I'm having an issue with specific entries in my wordforms file that are not being interpreted as expected.
Here are a couple of examples:
1/48 > forty-eighth
1/96 > ninety-sixth
As you can see, these entries contain both slashes and hyphens, which may be related to my issue.
For some reason, Sphinx doesn't correctly equate each fraction to the spelled out version. Search results for "1/48" are not the same as for "forty-eighth", as they should be. In other words, the mapping between these equivalent forms is not working.
In my Sphinx config, I have the forward slash (/) set as a blend character, so I assume that the fraction is being recognized properly.
In support of that belief, the following wordforms entry does work correctly:
1/4 > fourth
Does anyone have any idea why my multi-term synonyms would not be working as expected?
I have tried replacing the hyphen with a space, but this doesn't change the result at all. Would it help to change the order of the terms (i.e., on which side of the ">" they should be placed)?

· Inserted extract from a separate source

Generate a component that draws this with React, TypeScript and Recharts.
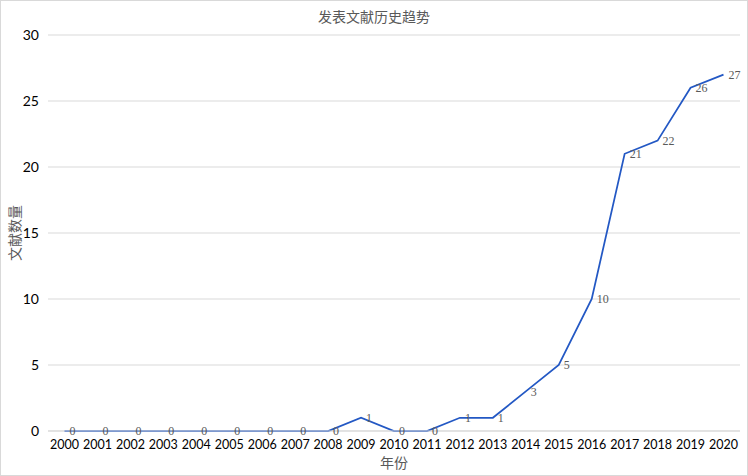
import { LineChart, Line, XAxis, YAxis, CartesianGrid, LabelList } from 'recharts'

const YEARS = ['2000', '2001', '2002', '2003', '2004', '2005', '2006', '2007', '2008', '2009', '2010',
  '2011', '2012', '2013', '2014', '2015', '2016', '2017', '2018', '2019', '2020']
const COUNTS = [0, 0, 0, 0, 0, 0, 0, 0, 0, 1, 0, 0, 1, 1, 3, 5, 10, 21, 22, 26, 27]
const Y_TICKS = [0, 5, 10, 15, 20, 25, 30]

const TITLE = '发表文献历史趋势'
const X_LABEL = '年份'
const Y_LABEL = '文献数量'

const serif = '"Liberation Serif", "DejaVu Serif", "Noto Sans CJK SC", serif'
const sans = 'Lato, "Noto Sans", "Liberation Sans", sans-serif'

export default function App() {
  const data = YEARS.map((y, i) => ({ year: y, count: COUNTS[i] }))

  return (
    <div style={{ position: 'fixed', left: 0, top: 0, width: 748, height: 476, background: '#fff', boxSizing: 'border-box', border: '1px solid #d9d9d9' }}>
      <LineChart width={746} height={474} data={data} margin={{ top: 34, right: 7, bottom: 13, left: 0 }}>
        <CartesianGrid stroke="#d9d9d9" vertical={false} />
        <XAxis
          dataKey="year"
          interval={0}
          padding={{ left: 16.5, right: 16.5 }}
          axisLine={{ stroke: '#d9d9d9' }}
          tickLine={false}
          tickSize={0}
          tickMargin={9}
          height={31}
          tick={{ fontSize: 12.5, fill: '#000', fontFamily: sans }}
        />
        <YAxis
          domain={[0, 30]}
          ticks={Y_TICKS}
          width={47}
          axisLine={false}
          tickLine={false}
          tickSize={0}
          tickMargin={9}
          tick={{ fontSize: 14, fill: '#000', fontFamily: sans }}
        />
        <Line
          type="linear"
          dataKey="count"
          stroke="#2358c4"
          strokeWidth={1.75}
          dot={false}
          activeDot={false}
          isAnimationActive={false}
        >
          <LabelList dataKey="count" position="right" offset={5} style={{ fontSize: 12, fill: '#595959', fontFamily: serif }} />
        </Line>
        <text x={373} y={16} textAnchor="middle" dominantBaseline="central" fontSize={14} fill="#595959" fontFamily={serif}>{TITLE}</text>
        <text x={393} y={462} textAnchor="middle" dominantBaseline="central" fontSize={14} fill="#595959" fontFamily={serif}>{X_LABEL}</text>
        <text x={14} y={232} textAnchor="middle" dominantBaseline="central" fontSize={14} fill="#595959" fontFamily={serif} transform="rotate(-90 14 232)">{Y_LABEL}</text>
      </LineChart>
    </div>
  )
}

Thank you very much for any help.
When using characters in Sphinx it is always good to keep in mind the following:
By default, the Sphinx tokenizer handles unknown characters as whitespace https://sphinxsearch.com/blog/2014/11/26/sphinx-text-processing-pipeline/
That has given me weird results too when using wordforms.
I would suggest you add the hyphen to charset_tables
so ninety-sixth
becomes one word. ignore_chars is also an option but then you will be looking for ninetysixth
instead.
Much depends on the rest of your dataset and use cases ofcourse.